● AIM
In the listing below, locate the line that contains "Output the component" and the line that contains "1615, 1625, 1635];". Restate word for word those two lines and every line between them, and nothing else.

● DATA EXCERPTS
==========

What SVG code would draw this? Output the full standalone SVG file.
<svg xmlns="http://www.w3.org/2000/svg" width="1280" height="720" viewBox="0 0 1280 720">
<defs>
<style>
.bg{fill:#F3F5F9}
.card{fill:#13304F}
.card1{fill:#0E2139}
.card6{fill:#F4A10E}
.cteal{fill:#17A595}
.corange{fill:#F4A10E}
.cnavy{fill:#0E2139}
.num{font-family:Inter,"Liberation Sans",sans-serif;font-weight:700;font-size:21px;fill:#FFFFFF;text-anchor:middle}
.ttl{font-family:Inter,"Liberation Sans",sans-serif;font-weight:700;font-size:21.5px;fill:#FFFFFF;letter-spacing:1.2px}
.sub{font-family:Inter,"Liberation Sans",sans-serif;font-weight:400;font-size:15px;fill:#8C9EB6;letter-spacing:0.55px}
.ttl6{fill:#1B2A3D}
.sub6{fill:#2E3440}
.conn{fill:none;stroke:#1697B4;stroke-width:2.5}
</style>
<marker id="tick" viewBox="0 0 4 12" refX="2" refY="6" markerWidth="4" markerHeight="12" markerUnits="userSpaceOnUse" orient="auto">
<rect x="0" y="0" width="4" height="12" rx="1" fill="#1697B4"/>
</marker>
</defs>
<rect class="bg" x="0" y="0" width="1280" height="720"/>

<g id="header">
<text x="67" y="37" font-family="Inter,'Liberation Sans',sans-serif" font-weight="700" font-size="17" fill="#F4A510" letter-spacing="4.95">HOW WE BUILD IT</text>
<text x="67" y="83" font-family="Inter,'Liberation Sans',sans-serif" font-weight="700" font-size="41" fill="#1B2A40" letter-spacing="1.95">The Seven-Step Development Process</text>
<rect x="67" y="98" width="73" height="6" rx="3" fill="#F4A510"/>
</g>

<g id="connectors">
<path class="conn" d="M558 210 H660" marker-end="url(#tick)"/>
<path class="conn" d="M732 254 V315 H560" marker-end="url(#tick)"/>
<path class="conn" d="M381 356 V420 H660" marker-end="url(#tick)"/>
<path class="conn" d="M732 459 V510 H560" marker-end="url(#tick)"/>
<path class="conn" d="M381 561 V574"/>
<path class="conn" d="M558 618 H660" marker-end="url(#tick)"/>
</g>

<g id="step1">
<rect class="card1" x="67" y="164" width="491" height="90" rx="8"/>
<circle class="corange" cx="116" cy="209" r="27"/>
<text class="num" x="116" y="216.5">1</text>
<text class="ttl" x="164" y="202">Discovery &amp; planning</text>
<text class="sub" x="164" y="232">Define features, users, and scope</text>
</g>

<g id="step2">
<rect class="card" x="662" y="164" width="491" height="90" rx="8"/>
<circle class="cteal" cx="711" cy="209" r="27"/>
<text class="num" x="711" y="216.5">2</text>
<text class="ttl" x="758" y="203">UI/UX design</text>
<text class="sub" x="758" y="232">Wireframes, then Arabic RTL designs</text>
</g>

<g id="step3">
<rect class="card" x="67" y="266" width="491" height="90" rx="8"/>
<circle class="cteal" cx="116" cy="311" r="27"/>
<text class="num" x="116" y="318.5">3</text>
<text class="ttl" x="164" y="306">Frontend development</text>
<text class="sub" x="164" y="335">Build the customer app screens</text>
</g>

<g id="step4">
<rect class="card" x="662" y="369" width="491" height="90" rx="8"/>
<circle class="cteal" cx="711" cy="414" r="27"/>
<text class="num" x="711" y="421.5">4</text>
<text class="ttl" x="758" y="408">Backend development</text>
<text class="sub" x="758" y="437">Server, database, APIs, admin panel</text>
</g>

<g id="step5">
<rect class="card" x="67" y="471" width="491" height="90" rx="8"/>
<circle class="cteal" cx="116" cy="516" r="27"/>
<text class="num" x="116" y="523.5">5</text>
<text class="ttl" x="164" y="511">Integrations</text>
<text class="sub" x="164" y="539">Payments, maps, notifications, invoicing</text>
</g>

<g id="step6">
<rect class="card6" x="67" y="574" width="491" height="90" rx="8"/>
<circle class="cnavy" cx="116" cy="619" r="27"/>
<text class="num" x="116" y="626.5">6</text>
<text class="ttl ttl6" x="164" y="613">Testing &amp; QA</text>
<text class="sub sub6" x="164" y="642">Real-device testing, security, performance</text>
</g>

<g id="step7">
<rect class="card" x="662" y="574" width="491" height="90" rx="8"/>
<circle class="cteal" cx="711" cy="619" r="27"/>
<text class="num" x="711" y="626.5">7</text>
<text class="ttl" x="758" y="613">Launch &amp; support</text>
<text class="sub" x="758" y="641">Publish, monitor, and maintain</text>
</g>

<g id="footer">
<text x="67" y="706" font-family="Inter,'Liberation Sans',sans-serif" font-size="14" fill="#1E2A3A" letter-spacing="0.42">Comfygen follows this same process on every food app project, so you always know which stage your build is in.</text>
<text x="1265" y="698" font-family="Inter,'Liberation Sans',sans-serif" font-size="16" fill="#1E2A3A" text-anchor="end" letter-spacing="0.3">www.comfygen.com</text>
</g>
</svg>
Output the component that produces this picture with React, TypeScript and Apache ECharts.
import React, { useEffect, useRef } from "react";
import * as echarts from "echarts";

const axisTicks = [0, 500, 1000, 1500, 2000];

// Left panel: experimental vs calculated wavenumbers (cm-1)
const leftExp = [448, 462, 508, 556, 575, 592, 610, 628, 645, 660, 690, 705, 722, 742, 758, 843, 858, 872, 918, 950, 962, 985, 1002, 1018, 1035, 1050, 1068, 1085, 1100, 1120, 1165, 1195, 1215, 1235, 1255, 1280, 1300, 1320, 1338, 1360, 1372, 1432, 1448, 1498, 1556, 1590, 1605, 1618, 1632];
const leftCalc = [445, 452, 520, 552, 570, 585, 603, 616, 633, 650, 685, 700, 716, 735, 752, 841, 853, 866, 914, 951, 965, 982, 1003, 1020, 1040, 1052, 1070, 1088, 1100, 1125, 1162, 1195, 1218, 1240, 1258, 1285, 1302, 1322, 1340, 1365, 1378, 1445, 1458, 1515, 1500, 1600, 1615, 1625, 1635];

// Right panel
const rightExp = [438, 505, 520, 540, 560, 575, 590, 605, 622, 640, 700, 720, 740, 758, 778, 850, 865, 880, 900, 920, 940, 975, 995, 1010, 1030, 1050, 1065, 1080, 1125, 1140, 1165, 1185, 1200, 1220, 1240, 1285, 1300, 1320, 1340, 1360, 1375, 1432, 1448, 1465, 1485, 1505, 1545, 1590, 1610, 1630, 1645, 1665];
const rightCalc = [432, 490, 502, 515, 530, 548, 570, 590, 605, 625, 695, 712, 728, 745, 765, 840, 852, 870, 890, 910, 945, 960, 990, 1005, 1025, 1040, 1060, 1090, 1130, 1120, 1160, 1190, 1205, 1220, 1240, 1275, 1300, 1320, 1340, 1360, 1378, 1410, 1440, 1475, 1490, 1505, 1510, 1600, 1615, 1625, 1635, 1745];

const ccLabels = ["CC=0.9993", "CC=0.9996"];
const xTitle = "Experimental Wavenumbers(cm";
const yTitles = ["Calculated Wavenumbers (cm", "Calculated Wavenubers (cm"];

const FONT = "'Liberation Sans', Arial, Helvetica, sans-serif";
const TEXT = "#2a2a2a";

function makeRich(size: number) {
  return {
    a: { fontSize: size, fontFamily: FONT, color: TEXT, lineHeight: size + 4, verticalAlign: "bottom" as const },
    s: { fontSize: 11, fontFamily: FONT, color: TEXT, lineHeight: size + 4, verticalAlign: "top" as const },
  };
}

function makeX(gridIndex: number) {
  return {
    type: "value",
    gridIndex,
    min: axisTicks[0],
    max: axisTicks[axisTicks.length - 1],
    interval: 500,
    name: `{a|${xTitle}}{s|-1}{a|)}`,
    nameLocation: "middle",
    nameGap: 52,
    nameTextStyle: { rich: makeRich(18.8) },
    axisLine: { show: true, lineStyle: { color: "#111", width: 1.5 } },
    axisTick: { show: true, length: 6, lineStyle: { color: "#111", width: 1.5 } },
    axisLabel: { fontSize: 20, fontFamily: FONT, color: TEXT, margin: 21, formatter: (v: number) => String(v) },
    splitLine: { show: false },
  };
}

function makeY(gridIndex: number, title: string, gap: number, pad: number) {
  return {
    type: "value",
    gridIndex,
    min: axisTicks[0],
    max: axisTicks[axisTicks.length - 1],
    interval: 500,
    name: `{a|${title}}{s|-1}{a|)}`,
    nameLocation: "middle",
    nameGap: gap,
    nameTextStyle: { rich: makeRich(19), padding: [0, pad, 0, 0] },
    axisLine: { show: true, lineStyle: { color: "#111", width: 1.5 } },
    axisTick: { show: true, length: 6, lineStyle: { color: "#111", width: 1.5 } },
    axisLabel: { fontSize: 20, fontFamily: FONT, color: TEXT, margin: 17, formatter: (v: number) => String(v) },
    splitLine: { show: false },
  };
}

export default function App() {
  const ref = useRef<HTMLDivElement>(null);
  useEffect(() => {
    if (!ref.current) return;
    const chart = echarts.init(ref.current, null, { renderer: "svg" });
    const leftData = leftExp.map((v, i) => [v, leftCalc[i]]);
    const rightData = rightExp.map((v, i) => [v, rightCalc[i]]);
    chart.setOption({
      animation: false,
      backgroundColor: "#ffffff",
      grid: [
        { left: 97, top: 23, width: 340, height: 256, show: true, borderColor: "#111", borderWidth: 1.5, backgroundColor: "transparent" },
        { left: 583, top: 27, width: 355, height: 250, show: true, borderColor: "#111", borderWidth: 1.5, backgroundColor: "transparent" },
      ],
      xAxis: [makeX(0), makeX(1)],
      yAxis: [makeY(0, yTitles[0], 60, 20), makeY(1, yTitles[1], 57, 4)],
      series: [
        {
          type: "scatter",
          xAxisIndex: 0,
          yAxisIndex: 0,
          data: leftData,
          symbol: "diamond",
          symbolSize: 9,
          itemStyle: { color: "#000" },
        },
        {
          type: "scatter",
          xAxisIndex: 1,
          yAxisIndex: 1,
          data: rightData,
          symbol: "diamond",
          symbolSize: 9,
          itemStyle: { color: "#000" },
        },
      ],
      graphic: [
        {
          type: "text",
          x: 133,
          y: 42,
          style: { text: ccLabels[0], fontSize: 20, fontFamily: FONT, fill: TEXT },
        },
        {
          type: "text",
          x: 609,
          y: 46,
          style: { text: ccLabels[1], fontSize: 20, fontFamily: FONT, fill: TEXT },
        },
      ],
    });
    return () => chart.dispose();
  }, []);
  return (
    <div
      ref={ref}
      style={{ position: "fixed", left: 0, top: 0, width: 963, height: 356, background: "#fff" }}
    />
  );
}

==========

● RESULT OF THE TASK
Output the component that produces this picture with React, TypeScript and Apache ECharts.
import React, { useEffect, useRef } from "react";
import * as echarts from "echarts";

const axisTicks = [0, 500, 1000, 1500, 2000];

// Left panel: experimental vs calculated wavenumbers (cm-1)
const leftExp = [448, 462, 508, 556, 575, 592, 610, 628, 645, 660, 690, 705, 722, 742, 758, 843, 858, 872, 918, 950, 962, 985, 1002, 1018, 1035, 1050, 1068, 1085, 1100, 1120, 1165, 1195, 1215, 1235, 1255, 1280, 1300, 1320, 1338, 1360, 1372, 1432, 1448, 1498, 1556, 1590, 1605, 1618, 1632];
const leftCalc = [445, 452, 520, 552, 570, 585, 603, 616, 633, 650, 685, 700, 716, 735, 752, 841, 853, 866, 914, 951, 965, 982, 1003, 1020, 1040, 1052, 1070, 1088, 1100, 1125, 1162, 1195, 1218, 1240, 1258, 1285, 1302, 1322, 1340, 1365, 1378, 1445, 1458, 1515, 1500, 1600, 1615, 1625, 1635];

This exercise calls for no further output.